Actors

Leo Woodall, the actor still arguing with the role that made him

Penelope H. Fritz

He smiled at a richer, older woman on a hotel rooftop in Taormina and made the smile mean something other than what it was. The scene was a few minutes. It launched a career that has spent the seasons since arguing with itself — about whether the appeal was the heat or the actor underneath, and about which one was worth keeping.

Woodall came up the long way for someone whose surname carries weight. His father is the stage actor Andrew Woodall; his stepfather was the Scottish actor Alexander Morton, who died earlier this year; a family claim threads back to the Edwardian American stage star Maxine Elliott. None of that opened the door. He was a Shepherd’s Bush kid who first thought he might pursue sport, drifted, watched Peaky Blinders at nineteen, and decided that whatever Cillian Murphy was doing was worth three years at the Arts Educational School. He graduated in 2019 into a guest spot on Holby City and a bit part for the Russo brothers in Cherry.

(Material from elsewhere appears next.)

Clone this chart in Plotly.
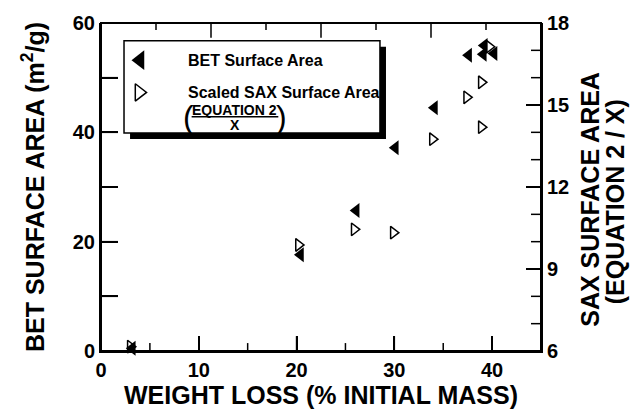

What he was actually waiting for was Jack — the Essex hustler with a too-good cover story in the second season of The White Lotus. Mike White wrote a young man whose charm needed to register as both seductive and faintly dangerous, and Woodall delivered that with a physical specificity that lodged: a posture that lounged and a mouth that worked one way while the eyes worked another. He had spent hours watching the British reality personality Joey Essex to get the vowel right. The performance was the breakthrough every actor’s CV is structured around.

Then came the trap. The post-Sicily discourse fused Leo Woodall with a particular kind of British charm — the kind that turns out to be a con — and the offers arrived shaped to that template. He could have spent the rest of the decade playing variations on Jack. He did not. He took One Day instead and gave Dexter Mayhew, opposite Ambika Mod, a softer reading: a privileged charmer falling apart in slow motion across fourteen episodes and twenty fictional years. Critics called it a breakthrough a second time, which is unusual.

The Roxster role in Bridget Jones: Mad About the Boy looked like a regression and was not. Renée Zellweger’s widowed Bridget needed a young man with credible warmth, not seductive menace, and Woodall played him as decent and slightly bemused — the version of male attention that flatters without taking. The film made money. He could have parked there.

He did not park there. The choice that complicates the canonization is Nuremberg. James Vanderbilt’s procedural about the U.S. Army psychiatrist who interviewed Hermann Göring is a film with two famous performances — Russell Crowe’s Reich Marshal, Rami Malek’s psychiatrist — and one small role that does the moral lifting. Woodall plays Sgt. Howie Triest, a German Jew turned American interpreter, watching the men who killed his family explain themselves in his second language. The work is built around a single late monologue, and the scene tests whether the actor can do containment for an audience that came expecting heat. He can.

Tuner extends the same audit. In Daniel Roher’s first narrative feature after the Oscar for Navalny, Woodall plays Niki White, a piano tuner with hyperacusis whose ears get him recruited by safe-crackers in New York. The film premiered at Telluride last summer and arrived in American cinemas this week with Dustin Hoffman as his mentor and a Rotten Tomatoes consensus that read, in part, ‘announcing Leo Woodall as a compelling star talent.’ It is the second time a major aggregator has felt the need to announce him. He keeps being announced.

The 2026 expansion makes the strategy legible. Vladimir, which dropped on Netflix in March, asked him to play Julia May Jonas’s Russian-academic title character opposite Rachel Weisz — a literary part with no cover story to lean on, in a limited series built around the gap between desire and consent. The Lord of the Rings: The Hunt for Gollum, scheduled for December 2027, casts him as Halvard, a Dúnedain ranger alongside Jamie Dornan’s Aragorn; Sydney Sweeney’s adaptation of Edith Wharton’s The Custom of the Country has him in production; Peter Hoar, fresh off It’s a Sin and The Last of Us, is directing him opposite Clémence Poésy in A Waiter in Paris. Two doors opened at once.

His private life has not been a project. The relationship with Meghann Fahy, his White Lotus co-star, has been publicly confirmed since November 2023 and otherwise unfurnished. He talks about acting in interviews the way actors who studied acting do — about preparation, sources, what he watched, what he is afraid of getting wrong — and the absence of brand-building has begun to function as its own brand.

What the next twelve months will decide is whether the audit closes. If The Hunt for Gollum lands well and Tuner runs in art houses past its opening week, he gets to be two actors at once — the leading man and the character actor — and the trade-off that has shaped his choices stops reading as a trade-off. Until then, every role is a vote.